Montag, 9. Januar 2023

Wie kommen unsere Kinder mit der pädagogischen Welt zurecht?

 


Wie kommen unsere Kinder mit der pädagogischen Welt zurecht? Nun, sie werden in unserem Haushalt groß. Hier, auf der Insel der Seligen, existiert die erziehungsfreie Welt von Mama und Papa. Aber kaum machen die Kinder die Wohnungstür auf, schon schallt es durch das Treppenhaus anders.

Die Mutter der Familie von nebenan ist erzieherisch unterwegs. Ihre Emotionen und Schwingungen sind gänzlich verschieden von dem, was unsere Kinder aus ihrem Nest kennen. So ist es! Drinnen ist es so, draußen ist es anders.

Die Kinder werden in zwei Welten groß. Und da sie das von Anfang an mitbekommen, verwirrt sie das nicht, sondern es ist ihre Realität. Zu Hause so, woanders anders. Sie können das handhaben. Eins aber ist klar: Von den Herabsetzungstönen, Schimpfkaskaden, Schuldzuweisungen der pädagogischen Welt draußen stecken sie sich nichts an.

Sie wissen, dass die anderen so drauf sind.

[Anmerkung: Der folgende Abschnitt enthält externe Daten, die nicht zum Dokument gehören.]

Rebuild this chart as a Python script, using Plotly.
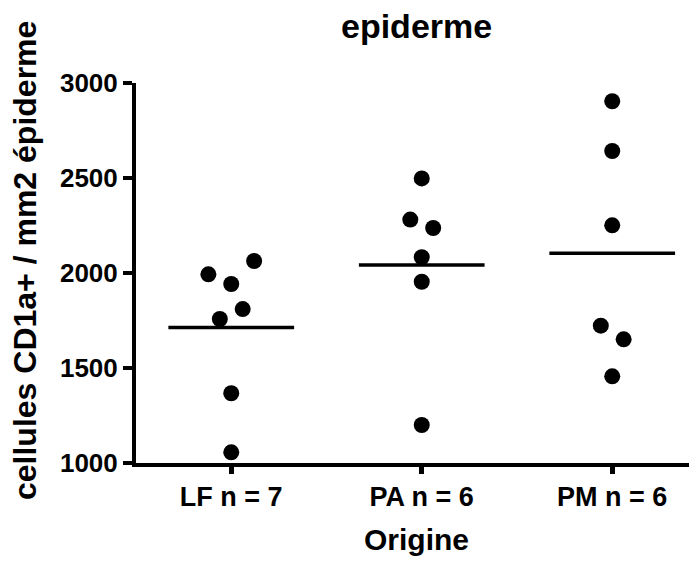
import numpy as np
import plotly.graph_objects as go

# ---- data ----
groups = ["LF n = 7", "PA n = 6", "PM n = 6"]
lf_values = [2063, 1993, 1942, 1810, 1758, 1367, 1056]
pa_values = [2498, 2281, 2237, 2083, 1954, 1200]
pm_values = [2904, 2642, 2251, 1723, 1651, 1456]
# horizontal spread of overlapping points (category units)
lf_spread = [0.12, -0.12, 0.0, 0.06, -0.06, 0.0, 0.0]
pa_spread = [0.0, -0.06, 0.06, 0.0, 0.0, 0.0]
pm_spread = [0.0, 0.0, 0.0, -0.06, 0.06, 0.0]
y_ticks = [1000, 1500, 2000, 2500, 3000]

all_values = [lf_values, pa_values, pm_values]
all_spread = [lf_spread, pa_spread, pm_spread]

FONT = "Liberation Sans"
W, H = 689, 553  # page body adds an 8px offset
PLOT_H = 380
fig = go.Figure()

for i, (vals, spr) in enumerate(zip(all_values, all_spread)):
    pos = i + 1
    fig.add_trace(go.Scatter(
        x=[pos + s for s in spr], y=vals, mode="markers",
        marker=dict(color="black", size=16, line=dict(width=0)),
        showlegend=False, cliponaxis=False))
    m = float(np.mean(vals))
    fig.add_trace(go.Scatter(
        x=[pos - 0.33, pos + 0.33], y=[m, m], mode="lines",
        line=dict(color="black", width=3.5),
        showlegend=False, cliponaxis=False))

fig.update_layout(
    width=W, height=H,
    margin=dict(l=128, r=0, t=75, b=98),
    paper_bgcolor="white", plot_bgcolor="white",
    font=dict(family=FONT, color="black"),
    xaxis=dict(range=[0.5, 3.445], tickmode="array", tickvals=[1, 2, 3],
               ticktext=["<b>%s</b>" % g for g in groups],
               showline=True, linecolor="black", linewidth=4,
               ticks="outside", ticklen=7, tickwidth=5, tickcolor="black",
               showgrid=False, zeroline=False,
               tickfont=dict(size=27, family=FONT, color="black")),
    yaxis=dict(range=[1000, 3000], tickmode="array", tickvals=y_ticks,
               ticktext=["<b>%d</b>" % v for v in y_ticks],
               showline=True, linecolor="black", linewidth=4,
               ticks="outside", ticklen=9, tickwidth=4, tickcolor="black",
               showgrid=False, zeroline=False,
               tickfont=dict(size=26, family=FONT, color="black")),
    annotations=[
        dict(text="<b>epiderme</b>", xref="paper", yref="paper",
             x=0.5, y=1 + (75 - 18) / PLOT_H, xanchor="center", yanchor="middle",
             showarrow=False, font=dict(size=34, family=FONT, color="black")),
        dict(text="<b>Origine</b>", xref="paper", yref="paper",
             x=0.5, y=-(539 - 463) / PLOT_H, xanchor="center", yanchor="middle",
             showarrow=False, font=dict(size=30, family=FONT, color="black")),
        dict(text="<b>cellules CD1a+ / mm2 épiderme</b>", xref="paper", yref="paper",
             x=-(136 - 25) / 561, y=(463 - 261) / PLOT_H, xanchor="center", yanchor="middle",
             textangle=-90, showarrow=False,
             font=dict(size=32, family=FONT, color="black")),
    ],
)

fig.write_html("out.html")
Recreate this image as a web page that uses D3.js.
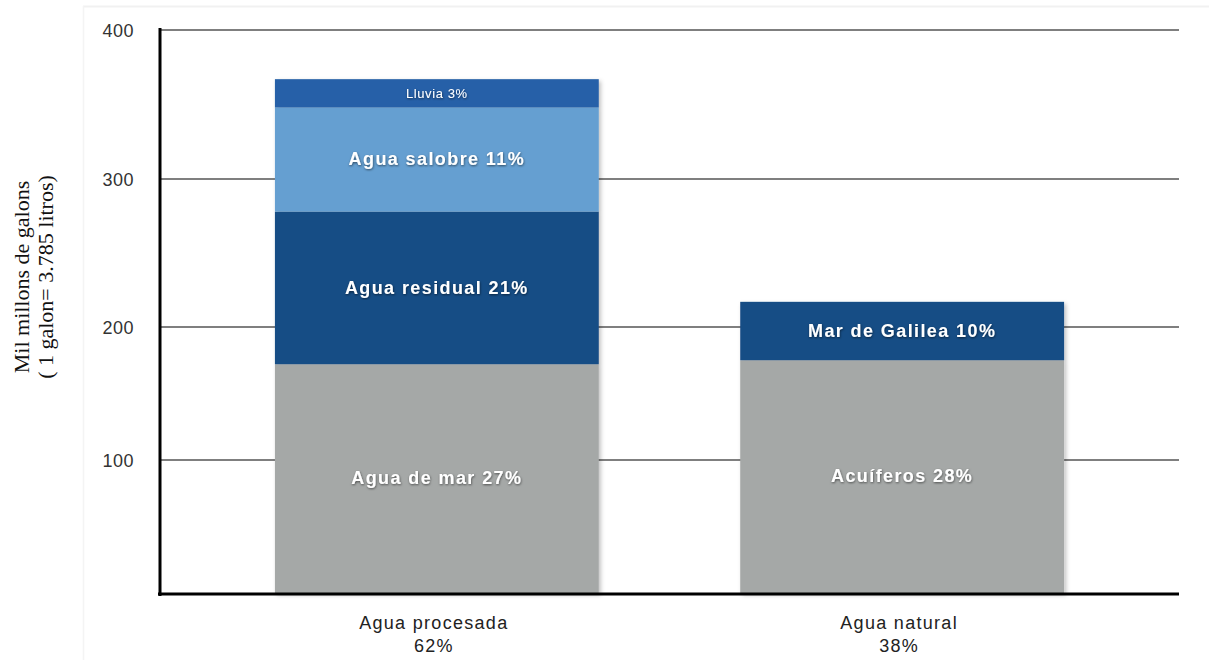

Dass sie meinen, recht zu haben und Kinder belehren und herabsetzen zu können. Aber das ist deren Ding, unsere Kinder können ihnen das lassen. Es trifft sie nicht. Ihr Schutzmantel ist gewirkt aus dem verlässlichen Achtungskontinuum ihres Zuhauses.

»Wieso habt Ihr Euch die Hände noch nicht gewaschen?!« Tante Meier schimpft. Unsere Kinder sehen sich an. »Was hat sie denn nur? Wieder Rückenschmerzen?« Sie sind nicht gekränkt und fühlen sich nicht herabgesetzt. Sie sind offen für das, was bei Tante Meier dahintersteckt, wenn sie sich ärgert.

Sie sind voller Empathie. Empathie, die in ihnen lebt, weil sie von den wichtigen Personen ihres Lebens – ihren Eltern und deren Freunden – nicht in ihrem Wertgefühl, ihrer Selbstliebe und Selbstkraft gestört werden. »Ist schon gut, wir waschen uns die Hände«, eine leichte Antwort. Und Tante Meier ist zufrieden.

Unsere Kinder kommen in den beiden Welten gut zurecht. Und da sie einfühlsam und freundlich sind, werden sie auch von den erzieherischen Erwachsenen gemocht. Sie sind gerne gesehen in den Familien ihrer Freunde, im Kindergarten, der Schule, der Verwandtschaft.

Von ihren Alterskameraden ganz zu schweigen. Da ist es so, dass die anderen Kinder, denen der Erziehungsgewittersturm täglich um die Ohren braust, erstaunt und begeistert sind, dass sie auf Kinder treffen, die so ganz andere Eltern haben. Und sie kommen gerne zu uns zu Besuch.

»Keine Hausaufgaben gemacht? Wie wollt Ihr denn versetzt werden?!« Der Lehrer brüllt die Klasse an. Alle Kinder ducken sich. Sie kennen das, Alltag rauf und runter: Schimpfe, nichts Neues. Die Kinder sehen vor sich hin, sind gebannt. Sie warten, dass er mit seiner Strafpredigt aufhört.

Mein Sohn richtet sich auf, ist erstaunt, sieht nach vorn, auf den Lehrer. »Was hat er denn nur? Schlecht geschlafen? Krach mit seiner Frau?« Die Schimpfe des Lehrers prallt an seiner Selbstkraft ab, er ist nicht getroffen und gebannt. Seine Selbstachtung erreicht der Lehrer nicht mit der Schimpfe.

Mein Kind weiß, dass es jetzt nichts tun kann, der Lehrer ist viel zu sehr in Rage. Aber nach dem Unterricht, als die Pause beginnt und der Lehrer noch am Lehrertisch sitzt, geht mein Sohn nach vorn und legt ihm freundlich die Hand auf den Arm: »Herr Müller, das schaffen wir schon mit der Versetzung.«

Auf dem Elternabend erzählt mir Herr Müller davon. »Was haben Sie für ein nettes und gut erzogenes Kind.« Ich sage dann nichts dazu. Die Kinder sind ja gerade so, weil sie nicht erzogen werden, nicht durch Erziehung gestört werden und sich ihre Empathie ungehindert entfalten kann. Es bringt aber nichts, einem Menschen, diesem Lehrer, der erzieherisch unterwegs ist, davon etwas zu erzählen. Es sei denn, er ist offen für erziehungsfreie Ideen. Das muss man jeweils sehen.